Bolinhas de gude amontoadas se dividem em três triângulos, desenhados em um campo de terra. O jogo, que parece ser organizado por faixa etária, é a principal diversão das crianças e adolescentes da comunidade Olaria, na região do Campo Limpo, na zona sul de São Paulo. Às vezes, uma das bolinhas acaba caindo dentro do córrego Pirajussara, que atravessa toda a extensão do terreno, o que gera correria para que ela não seja perdida.
O "campinho", como é chamado o lugar da brincadeira, é o maior espaço aberto da comunidade e é, atualmente, o único disponível para o lazer. Mas nem todos os pais defendem a opção. "Eu não deixo meu filho brincar com isso. Dá muita briga e, sempre que as bolas caem no rio, eles pulam para pegar. É o tempo de pegar uma doença", diz a dona de casa Luciene Aparecida Rosa.
Alguns metros para cima, em meio às casas de madeira, uma construção mais propícia para brincadeiras permanece vazia e acumula poças de água. É uma pequena quadra, feita de concreto, com duas traves e sem grades de segurança.
"A quadra foi construída depois de um incêndio, em 2011. A prefeitura quis ocupar aquela parte para ninguém construir outras casas, porque está perto da rede elétrica. Mas acabou cercada de barracos e nunca teve manutenção", diz Regina Ribeiro, líder comunitária em Olaria.
Cansados de esperar por melhorias, os moradores decidiram reformar a quadra, com o apoio de uma ONG. Para arrecadar os R$ 8.000, definidos como valor necessário, eles se dividiram em atividades como bazar, venda de cachorro-quente e outras mercadorias arrecadadas por meio de doações.
O filho de Luciene, Lucas, 7, é um dos mais animados com a reforma da quadra. Frequentador assíduo de ações sociais de ONGs que atendem a comunidade, ele se diz orgulhoso de fazer parte da organização do projeto. "Se você quiser ajudar, eu sei o que cada um está vendendo e que dia você pode comprar."

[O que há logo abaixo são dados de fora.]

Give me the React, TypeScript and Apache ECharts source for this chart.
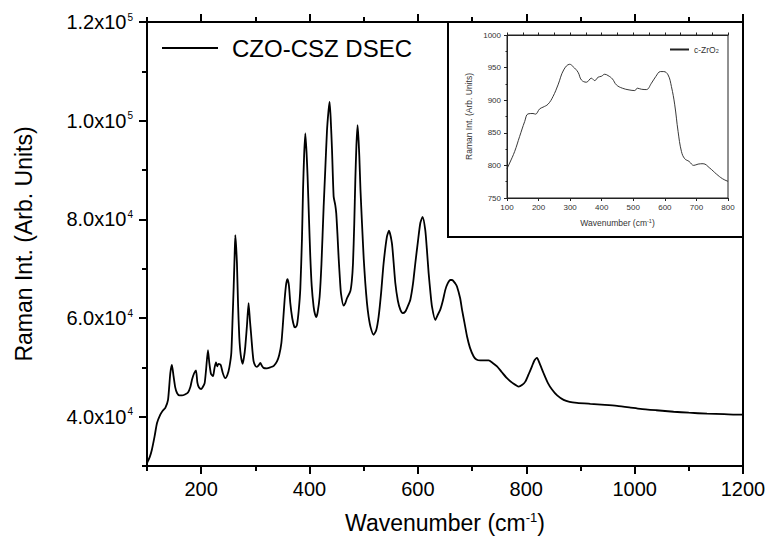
import { useEffect, useRef } from "react";
import * as echarts from "echarts";

// main spectrum
const mainWavenumber = [
  100, 105, 109, 114, 118.5, 124.5, 129, 133.8, 138.8, 143, 146, 149, 152, 155.4, 160, 164.6, 170, 175.7,
  180, 183, 187, 190.4, 193, 196, 200.2, 203, 206.4, 209, 212.5, 215, 218, 221.8, 224.5, 227.3, 229.5, 232,
  236, 240, 244.5, 248.5, 252, 255.6, 258, 260, 261.8, 263, 264.5, 266, 268, 270.3, 273, 276.5, 279, 281.4,
  284.5, 287.5, 290, 292, 294.5, 296.8, 300, 302.9, 306, 309.1, 312, 315, 321, 327.6, 334, 339.9, 344, 348,
  351, 354, 357, 359.5, 362, 364.5, 368, 371.9, 374, 376.8, 380, 383, 386, 388, 390, 392.2, 394.5, 396.4,
  399, 401.4, 404, 407.5, 410, 412.5, 415, 418.6, 422, 426, 429, 432.2, 435, 437, 439, 441.5, 444.5, 447.5,
  449.3, 451.5, 453.6, 456, 458, 462.9, 466, 469.1, 475.2, 478, 480.2, 482.5, 484.5, 486.5, 488.7, 490.5,
  491.9, 494, 496.8, 500, 502.9, 506, 509, 513, 518.2, 523, 527.5, 532, 536.7, 542.8, 546.6, 552, 555,
  558.3, 563, 567.5, 572, 576.7, 581, 586, 591, 595.2, 600, 604.4, 608.7, 613.6, 616.5, 619.8, 623, 626,
  632.1, 636, 641.3, 646, 650.6, 655, 659.8, 663, 669, 672.1, 678, 681.4, 686, 690.6, 696, 702.9, 708,
  715.2, 722, 730.6, 738, 746, 755, 764.4, 775, 785.9, 792, 798.2, 804, 810.5, 815, 819.8, 825, 832, 840,
  847.5, 857, 868.9, 880, 893.6, 918.2, 945, 967.5, 990, 1010.5, 1040, 1072, 1100, 1133.6, 1165, 1198, 1200,
];
const mainIntensity = [
  30600, 31800, 33300, 36000, 38700, 40400, 41200, 41800, 43400, 48800, 50500, 48200, 46000, 44800, 44300,
  44300, 44500, 44900, 46000, 47500, 48800, 49400, 46900, 45900, 45600, 46000, 46800, 49500, 53500, 50900,
  48700, 48200, 49800, 51000, 50200, 50700, 50500, 48800, 47800, 48500, 50000, 52900, 60000, 66400, 73000,
  76800, 74500, 71100, 63000, 56200, 52500, 50700, 52000, 54200, 58500, 63000, 59500, 56900, 53500, 51200,
  50300, 50100, 50400, 50900, 50300, 49900, 49800, 50000, 50300, 51200, 52500, 54900, 59000, 63700, 67000,
  67900, 66500, 63000, 60000, 58200, 58100, 58600, 61500, 66000, 76000, 86000, 93000, 97400, 93500, 88600,
  80000, 72400, 66500, 62300, 60800, 60200, 61200, 64300, 71000, 82500, 90000, 98000, 102000, 103800,
  100500, 94000, 84600, 82900, 81200, 77000, 72400, 68000, 65000, 62500, 63000, 64000, 65400, 67500, 71100,
  79000, 88000, 95000, 99100, 96000, 92700, 86000, 79200, 72000, 67100, 63000, 60300, 58000, 56600, 57500,
  60300, 65000, 71100, 76500, 77700, 75200, 71500, 67100, 63500, 61700, 61000, 61300, 62300, 63700, 67000,
  71100, 75500, 79200, 80500, 77800, 74000, 69100, 65300, 62300, 59600, 60500, 61700, 63500, 65700, 67000,
  67700, 67700, 67000, 66400, 64000, 61700, 59000, 56300, 54000, 52200, 51600, 51400, 51400, 51400, 50900,
  50200, 49000, 47800, 46800, 46100, 46400, 47100, 48500, 50200, 51400, 51900, 50700, 48800, 46800, 45500,
  44300, 43400, 43000, 42800, 42600, 42400, 42200, 41900, 41600, 41300, 41000, 40800, 40600, 40500, 40400,
  40400,
];

// inset spectrum c-ZrO2
const insetWavenumber = [
  100, 108.4, 124.3, 140, 156, 166.5, 182.4, 190, 203.5, 214, 230, 245.7, 261.6, 279.5, 298.6, 309.2, 325,
  335.6, 351.4, 367.3, 377.8, 388.4, 399, 409.5, 420, 433.8, 446.5, 465.5, 486.6, 504.6, 513, 525.7, 541.5,
  557.4, 571.1, 585.9, 596.5, 610.2, 620.8, 631.3, 641.9, 652.5, 663, 676.8, 691.6, 705.3, 721.1, 742.2,
  763.4, 782.4, 800,
];
const insetIntensity = [
  794.9, 803.6, 821.4, 844.4, 867.3, 879, 879.6, 878.6, 886.7, 889.3, 893.9, 905.6, 923.5, 946.4, 955.1,
  951.5, 942.9, 931.1, 927.6, 933.7, 930.1, 935.2, 936.7, 939.8, 937.8, 932.7, 923.5, 918.4, 915.8, 914.8,
  918.4, 916.8, 916.3, 926, 936.2, 943.9, 943.9, 938.8, 920.9, 892.9, 852, 821.4, 810.2, 806.1, 800, 802,
  802.6, 795.9, 786.7, 779.6, 775.5,
];

const mainXTicks = [200, 400, 600, 800, 1000, 1200];
const mainXMinorTicks = [100, 300, 500, 700, 900, 1100];
const mainYTicks = [40000, 60000, 80000, 100000, 120000];
const mainYMinorTicks = [30000, 50000, 70000, 90000, 110000];

const FONT = "'Liberation Sans', Arial, sans-serif";

const sciLabel = (v: number) => {
  const exp = Math.floor(Math.log10(v) + 1e-9);
  const mant = (v / Math.pow(10, exp)).toFixed(1);
  return `{m|${mant}x10}{e|${exp}}`;
};
const plain = (v: number) => String(v);

const App = () => {
  const chartRef = useRef<HTMLDivElement>(null);

  useEffect(() => {
    if (!chartRef.current) return;
    const chart = echarts.init(chartRef.current, null, { renderer: "svg" });

    const mainGrid = { left: 147, top: 22, width: 596, height: 444 };
    const minorAxis = {
      type: "value" as const,
      gridIndex: 1,
      axisLine: { show: false },
      axisLabel: { show: false },
      splitLine: { show: false },
    };

    chart.setOption({
      animation: false,
      textStyle: { fontFamily: FONT },
      grid: [
        { ...mainGrid, show: true, borderColor: "#000", borderWidth: 2 },
        { ...mainGrid, show: false },
        { left: 507, top: 35, width: 221, height: 163, show: true, borderColor: "#222", borderWidth: 1 },
      ],
      legend: [
        {
          data: ["CZO-CSZ DSEC"],
          left: 161,
          top: 34,
          padding: 0,
          itemWidth: 56,
          itemHeight: 4,
          selectedMode: false,
          itemStyle: { opacity: 0 },
          textStyle: { fontSize: 24, color: "#000", lineHeight: 28, padding: [0, 0, 0, 9] },
        },
        {
          data: ["c-ZrO2"],
          left: 669,
          top: 45,
          padding: 0,
          itemWidth: 19,
          itemHeight: 3,
          selectedMode: false,
          itemStyle: { opacity: 0 },
          formatter: () => "{a|c-ZrO}{s|2}",
          textStyle: {
            color: "#333",
            rich: {
              a: { fontSize: 8.5, color: "#333" },
              s: { fontSize: 5.5, color: "#333", verticalAlign: "bottom" },
            },
          },
        },
      ],
      xAxis: [
        {
          type: "value",
          gridIndex: 0,
          position: "bottom",
          min: 100,
          max: 1200,
          name: "{a|Wavenumber (cm}{s|-1}{a|)}",
          nameLocation: "middle",
          nameGap: 45,
          nameTextStyle: {
            rich: {
              a: { fontSize: 23, color: "#000" },
              s: { fontSize: 13, color: "#000", verticalAlign: "top" },
            },
          },
          axisLine: { lineStyle: { color: "#000", width: 2 } },
          axisTick: { length: 8, lineStyle: { color: "#000", width: 2 }, customValues: mainXTicks },
          axisLabel: { customValues: mainXTicks, formatter: plain, fontSize: 20, color: "#000", margin: 13 },
          splitLine: { show: false },
        },
        {
          type: "value",
          gridIndex: 0,
          position: "top",
          min: 100,
          max: 1200,
          axisLine: { lineStyle: { color: "#000", width: 2 } },
          axisTick: { length: 8, lineStyle: { color: "#000", width: 2 }, customValues: mainXTicks },
          axisLabel: { show: false },
          splitLine: { show: false },
        },
        {
          ...minorAxis,
          position: "bottom",
          min: 100,
          max: 1200,
          axisTick: { length: 5, lineStyle: { color: "#000", width: 2 }, customValues: mainXMinorTicks },
        },
        {
          ...minorAxis,
          position: "top",
          min: 100,
          max: 1200,
          axisTick: { length: 5, lineStyle: { color: "#000", width: 2 }, customValues: mainXMinorTicks },
        },
        {
          type: "value",
          gridIndex: 2,
          position: "bottom",
          min: 100,
          max: 800,
          interval: 100,
          name: "{a|Wavenumber (cm}{s|-1}{a|)}",
          nameLocation: "middle",
          nameGap: 20,
          nameTextStyle: {
            rich: {
              a: { fontSize: 8.5, color: "#333" },
              s: { fontSize: 5.5, color: "#333", verticalAlign: "top" },
            },
          },
          axisLine: { lineStyle: { color: "#222", width: 1 } },
          axisTick: { length: 3, lineStyle: { color: "#222", width: 1 } },
          axisLabel: { fontSize: 8, color: "#333", margin: 5, formatter: plain },
          splitLine: { show: false },
        },
        {
          type: "value",
          gridIndex: 2,
          position: "top",
          min: 100,
          max: 800,
          interval: 50,
          axisLine: { lineStyle: { color: "#222", width: 1 } },
          axisTick: { length: 2.5, lineStyle: { color: "#222", width: 1 } },
          axisLabel: { show: false },
          splitLine: { show: false },
        },
      ],
      yAxis: [
        {
          type: "value",
          gridIndex: 0,
          position: "left",
          min: 30000,
          max: 120000,
          name: "Raman Int. (Arb. Units)",
          nameLocation: "middle",
          nameRotate: 90,
          nameGap: 112,
          nameTextStyle: { fontSize: 23, color: "#000" },
          axisLine: { lineStyle: { color: "#000", width: 2 } },
          axisTick: { length: 8, lineStyle: { color: "#000", width: 2 }, customValues: mainYTicks },
          axisLabel: {
            customValues: mainYTicks,
            margin: 14,
            formatter: sciLabel,
            rich: {
              m: { fontSize: 20, color: "#000" },
              e: { fontSize: 10, color: "#000", verticalAlign: "top", padding: [0, 0, 0, 1] },
            },
          },
          splitLine: { show: false },
        },
        {
          ...minorAxis,
          position: "left",
          min: 30000,
          max: 120000,
          axisTick: { length: 5, lineStyle: { color: "#000", width: 2 }, customValues: mainYMinorTicks },
        },
        {
          type: "value",
          gridIndex: 2,
          position: "left",
          min: 750,
          max: 1000,
          interval: 50,
          name: "Raman Int. (Arb. Units)",
          nameLocation: "middle",
          nameRotate: 90,
          nameGap: 34,
          nameTextStyle: { fontSize: 8.5, color: "#333" },
          axisLine: { lineStyle: { color: "#222", width: 1 } },
          axisTick: { length: 3, lineStyle: { color: "#222", width: 1 } },
          minorTick: { show: true, splitNumber: 2, length: 1.5, lineStyle: { color: "#222", width: 1 } },
          axisLabel: { fontSize: 8, color: "#333", margin: 6, formatter: plain },
          splitLine: { show: false },
        },
      ],
      graphic: [
        {
          type: "rect",
          silent: true,
          shape: { x: 448, y: 22, width: 295, height: 215 },
          style: { fill: "transparent", stroke: "#000", lineWidth: 2 },
        },
      ],
      series: [
        {
          name: "CZO-CSZ DSEC",
          type: "line",
          xAxisIndex: 0,
          yAxisIndex: 0,
          data: mainWavenumber.map((w, i) => [w, mainIntensity[i]]),
          symbol: "none",
          smooth: 0.2,
          lineStyle: { color: "#000", width: 1.8 },
          itemStyle: { color: "#000" },
        },
        {
          name: "c-ZrO2",
          type: "line",
          xAxisIndex: 4,
          yAxisIndex: 2,
          data: insetWavenumber.map((w, i) => [w, insetIntensity[i]]),
          symbol: "none",
          smooth: 0.4,
          lineStyle: { color: "#222", width: 0.9 },
          itemStyle: { color: "#222" },
        },
      ],
    });

    return () => {
      chart.dispose();
    };
  }, []);

  return (
    <div
      ref={chartRef}
      style={{ position: "absolute", left: 0, top: 0, width: "775px", height: "552px", background: "#fff" }}
    ></div>
  );
};

export default App;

Rodeada por condomínios luxuosos, a própria comunidade tem características de desigualdade. Parte do terreno, ocupada há mais tempo, tem casas de alvenaria com ligações de eletricidade regular, enquanto o outro lado, constituído em sua maioria por casas de madeira, não tem ligações autorizadas de água ou luz.
A comunidade Olaria iniciou com uma ocupação no começo da década de 1980. O terreno é particular e pertence a uma companhia de energia elétrica, que já entrou com o processo de reintegração. A prefeitura estima que 264 famílias ocupem a área, considerada de alto risco. As moradias foram construídas embaixo de linhas de alta tensão da AES Eletropaulo e acima de dutos de óleo da Petrobras.
Informados sobre a impossibilidade de continuar no terreno, os moradores aguardam por um projeto de moradia popular, relacionado ao plano de urbanização de favelas Programa Renova SP. A favela faz parte das intervenções do Perímetro de Ação Integrada Pirajussara 7, que envolvem comunidades no entorno do córrego.
"Nós estamos aguardando que a prefeitura construa moradias populares para que todos possam se mudar. Mas o projeto está atrasado porque o terreno que eles tinham está contaminado e eles ainda não têm nenhum outro em vista para isso", diz Regina Ribeiro.